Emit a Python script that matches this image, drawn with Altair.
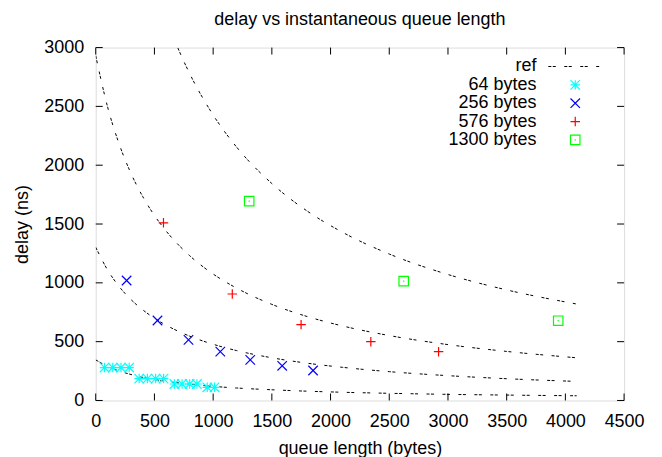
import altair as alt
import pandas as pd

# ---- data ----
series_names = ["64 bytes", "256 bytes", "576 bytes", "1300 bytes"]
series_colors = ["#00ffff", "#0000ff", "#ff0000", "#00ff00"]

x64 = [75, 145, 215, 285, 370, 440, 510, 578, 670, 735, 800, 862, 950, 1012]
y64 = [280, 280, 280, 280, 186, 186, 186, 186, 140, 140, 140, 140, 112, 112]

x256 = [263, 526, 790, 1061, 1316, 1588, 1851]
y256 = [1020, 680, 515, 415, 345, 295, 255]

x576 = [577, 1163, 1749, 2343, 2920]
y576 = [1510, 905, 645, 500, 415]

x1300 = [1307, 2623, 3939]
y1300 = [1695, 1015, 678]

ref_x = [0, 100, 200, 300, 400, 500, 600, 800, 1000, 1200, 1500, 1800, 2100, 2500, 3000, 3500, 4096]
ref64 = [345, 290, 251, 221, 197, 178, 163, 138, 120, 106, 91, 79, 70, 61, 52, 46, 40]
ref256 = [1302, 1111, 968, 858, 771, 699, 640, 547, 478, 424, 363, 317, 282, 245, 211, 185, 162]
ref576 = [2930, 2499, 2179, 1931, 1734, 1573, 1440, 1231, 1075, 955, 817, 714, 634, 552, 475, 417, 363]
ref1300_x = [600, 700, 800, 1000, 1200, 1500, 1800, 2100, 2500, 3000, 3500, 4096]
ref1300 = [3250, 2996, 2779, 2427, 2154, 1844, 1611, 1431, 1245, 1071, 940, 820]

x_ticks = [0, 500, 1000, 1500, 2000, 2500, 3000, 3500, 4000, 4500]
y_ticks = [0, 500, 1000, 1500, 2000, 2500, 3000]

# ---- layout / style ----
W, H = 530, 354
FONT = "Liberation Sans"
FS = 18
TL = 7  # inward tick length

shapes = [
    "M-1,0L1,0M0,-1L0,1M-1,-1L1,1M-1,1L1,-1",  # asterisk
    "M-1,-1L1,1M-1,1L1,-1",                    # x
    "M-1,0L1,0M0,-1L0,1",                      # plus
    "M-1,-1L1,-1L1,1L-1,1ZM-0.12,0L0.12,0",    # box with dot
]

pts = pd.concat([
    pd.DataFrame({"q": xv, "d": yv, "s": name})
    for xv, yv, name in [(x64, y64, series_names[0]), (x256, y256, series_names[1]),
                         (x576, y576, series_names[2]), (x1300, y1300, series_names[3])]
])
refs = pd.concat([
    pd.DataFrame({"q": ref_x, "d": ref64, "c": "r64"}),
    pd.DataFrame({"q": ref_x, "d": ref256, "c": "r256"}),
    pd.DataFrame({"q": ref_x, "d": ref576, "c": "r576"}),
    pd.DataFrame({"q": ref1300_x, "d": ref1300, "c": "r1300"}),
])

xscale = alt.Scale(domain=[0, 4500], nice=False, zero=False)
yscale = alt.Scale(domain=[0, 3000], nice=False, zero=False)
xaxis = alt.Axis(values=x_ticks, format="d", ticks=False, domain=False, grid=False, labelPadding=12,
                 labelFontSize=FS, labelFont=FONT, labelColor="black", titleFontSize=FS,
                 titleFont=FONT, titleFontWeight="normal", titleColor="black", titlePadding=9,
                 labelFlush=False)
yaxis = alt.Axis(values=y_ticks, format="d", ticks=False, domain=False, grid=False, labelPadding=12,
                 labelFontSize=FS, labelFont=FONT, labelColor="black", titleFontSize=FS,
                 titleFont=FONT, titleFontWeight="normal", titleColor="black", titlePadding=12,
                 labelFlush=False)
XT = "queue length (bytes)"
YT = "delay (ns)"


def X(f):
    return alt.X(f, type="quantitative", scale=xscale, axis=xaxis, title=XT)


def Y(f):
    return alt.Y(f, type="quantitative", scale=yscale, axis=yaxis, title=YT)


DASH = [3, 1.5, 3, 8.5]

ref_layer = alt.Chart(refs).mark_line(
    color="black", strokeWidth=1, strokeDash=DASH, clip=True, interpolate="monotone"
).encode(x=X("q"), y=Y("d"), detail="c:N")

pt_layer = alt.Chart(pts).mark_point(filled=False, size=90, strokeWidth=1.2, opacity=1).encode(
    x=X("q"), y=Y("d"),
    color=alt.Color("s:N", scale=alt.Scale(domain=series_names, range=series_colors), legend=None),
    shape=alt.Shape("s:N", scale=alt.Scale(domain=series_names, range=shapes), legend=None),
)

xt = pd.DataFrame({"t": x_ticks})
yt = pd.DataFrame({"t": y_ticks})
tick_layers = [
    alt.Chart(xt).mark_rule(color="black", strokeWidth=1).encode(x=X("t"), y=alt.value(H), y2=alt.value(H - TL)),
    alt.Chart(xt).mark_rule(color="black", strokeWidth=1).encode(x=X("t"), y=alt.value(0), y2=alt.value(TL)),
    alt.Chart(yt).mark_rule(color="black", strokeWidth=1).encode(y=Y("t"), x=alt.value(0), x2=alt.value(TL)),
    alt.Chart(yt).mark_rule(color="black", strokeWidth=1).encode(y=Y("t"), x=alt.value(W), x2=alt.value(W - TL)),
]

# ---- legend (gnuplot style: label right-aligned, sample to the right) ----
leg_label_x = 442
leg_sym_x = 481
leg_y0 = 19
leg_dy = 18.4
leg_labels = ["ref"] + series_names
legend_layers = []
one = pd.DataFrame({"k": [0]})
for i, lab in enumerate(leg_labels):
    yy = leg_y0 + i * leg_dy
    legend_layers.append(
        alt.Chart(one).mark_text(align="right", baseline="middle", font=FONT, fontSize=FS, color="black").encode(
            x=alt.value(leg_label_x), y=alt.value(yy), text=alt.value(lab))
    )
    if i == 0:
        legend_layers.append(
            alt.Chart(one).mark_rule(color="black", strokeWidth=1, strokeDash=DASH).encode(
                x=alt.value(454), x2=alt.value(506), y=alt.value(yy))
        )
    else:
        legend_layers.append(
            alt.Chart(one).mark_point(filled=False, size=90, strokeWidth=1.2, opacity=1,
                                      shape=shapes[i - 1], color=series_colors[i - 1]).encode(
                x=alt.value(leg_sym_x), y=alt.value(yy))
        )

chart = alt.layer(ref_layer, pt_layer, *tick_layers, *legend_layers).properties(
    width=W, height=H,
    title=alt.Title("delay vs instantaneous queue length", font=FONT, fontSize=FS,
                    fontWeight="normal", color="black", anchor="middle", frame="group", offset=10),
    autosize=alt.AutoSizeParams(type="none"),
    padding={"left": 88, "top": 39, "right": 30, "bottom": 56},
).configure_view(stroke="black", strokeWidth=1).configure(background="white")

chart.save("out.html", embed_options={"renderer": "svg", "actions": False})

■ ■ ■

Copy nothing but the lines from the first one in the listing through the line with "y1300 = [1695, 1015, 678]", and omit the pictures.

• **Answer to this task**
Emit a Python script that matches this image, drawn with Altair.
import altair as alt
import pandas as pd

# ---- data ----
series_names = ["64 bytes", "256 bytes", "576 bytes", "1300 bytes"]
series_colors = ["#00ffff", "#0000ff", "#ff0000", "#00ff00"]

x64 = [75, 145, 215, 285, 370, 440, 510, 578, 670, 735, 800, 862, 950, 1012]
y64 = [280, 280, 280, 280, 186, 186, 186, 186, 140, 140, 140, 140, 112, 112]

x256 = [263, 526, 790, 1061, 1316, 1588, 1851]
y256 = [1020, 680, 515, 415, 345, 295, 255]

x576 = [577, 1163, 1749, 2343, 2920]
y576 = [1510, 905, 645, 500, 415]

x1300 = [1307, 2623, 3939]
y1300 = [1695, 1015, 678]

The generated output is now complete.